Fri, April 10, 3:45 to 5:15pm PDT (3:45 to 5:15pm PDT), Los Angeles Convention Center, Floor: Level Two, Room 303A

Abstract

Objective:
This paper examines how the racial ideologies and racialized positions that recently-arrived Latin American and Indigenous migrant youth carry with them into classrooms intersect with their racialization within the US and with their layered precarities (e.g. as migrants, as workers), to shape how they engage in learning about race, power, and solidarity in high school Ethnic Studies classrooms. I do this by paying attention to student discourse and meaning-making around racism—how they read the world racially. In doing so, I offer contributions around teaching about race and racism with migrant youth amidst a complex political climate.

Frameworks:
I bridge sociocultural theories of racial literacies (Chávez-Moreno, 2022; Guinier, 2004) with sociological theories of transnational racialization, including racial baggage (Zamora, 2022) and racialized illegality (De Genova, 2002; Menjívar, 2021) to advance a framework of transnational racial literacies (TRL). TRL are shaped by both the racial ideologies migrants have “carried” with them from their contexts of origin (e.g., mestizaje ideology) and the racialization they experience as migrants–especially (though not exceptionally) under the second Trump presidency.
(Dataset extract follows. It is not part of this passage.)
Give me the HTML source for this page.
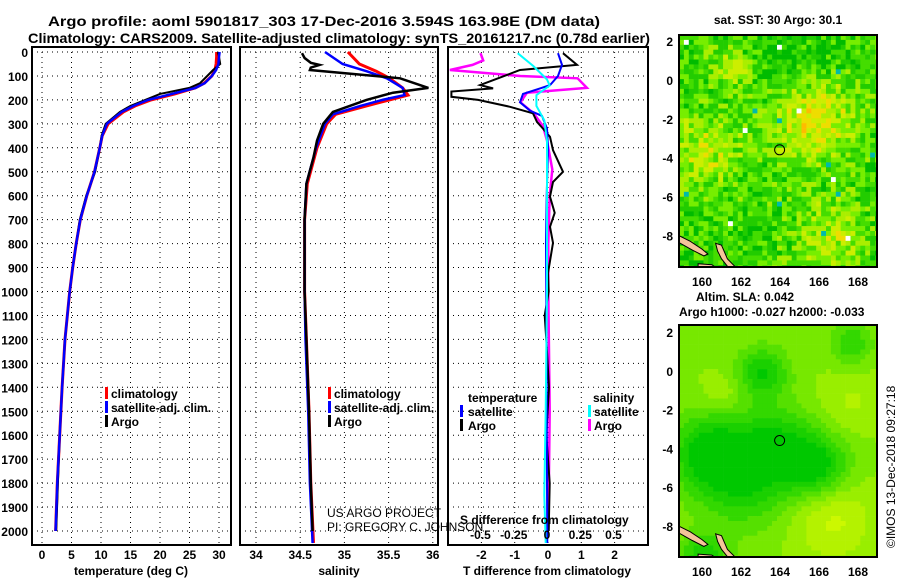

Pedagogies seeking to develop students’ racial literacies towards critical consciousness and solidarity must therefore take these intersecting processes into consideration.

Methods & Sources:
I draw from ethnographic data collected over 10 months in two high school Ethnic Studies classrooms in Northern California that exclusively serve recently-arrived immigrant youth. Students had all arrived to California within the last 5 years from Guatemala, Honduras, El Salvador, Costa Rica, and Chile, and spoke Spanish, K’iche, and/or Mam. Students had various educational backgrounds and a range of (sometimes shifting) legal statuses, including asylum seeker, unaccompanied minor, temporary protected status, undocumented, and/or legal permanent resident. Data sources include field notes, transcripts of semi-structured interviews with 13 students, curricular materials, and students’ written work. Analysis of ethnographic data was iterative and involved multiple rounds of inductive, deductive, and thematic coding (Saldaña, 2013).

Findings:
My findings focus on three dimensions of students’ TRL: how students 1) locate, 2) define, and 3) anticipate racism. These practices are rooted in both the racial ideologies they carry with them from Latin American contexts and in their experiences as migrants living in violently anti-immigrant times. Their sense-making is necessarily transnational and translingual—drawing upon the social narratives (e.g. racism as non-existent), linguistic frames (e.g. “negra is a bad word”) and figures (e.g. “los nacidos acá/those who were born here”) that have become available to them across the varied racial geographies that they traverse. Thus, I argue that critical pedagogies that aim to teach students about racism must take a transnational perspective, drawing upon students’ lived experiences, concerns, and curiosities to develop their TRL.

Significance:
This work deepens our understanding of Latin American and Indigenous migrant youths’ racial learning, challenging homogenizing narratives about students often clumped together as “Latino/Hispanic” in U.S. schools. It also offers important insights into pedagogies of racial literacies–how teachers teach about racism, power, and solidarity in classrooms serving increasingly diverse learners who bring intersectional identities to classrooms.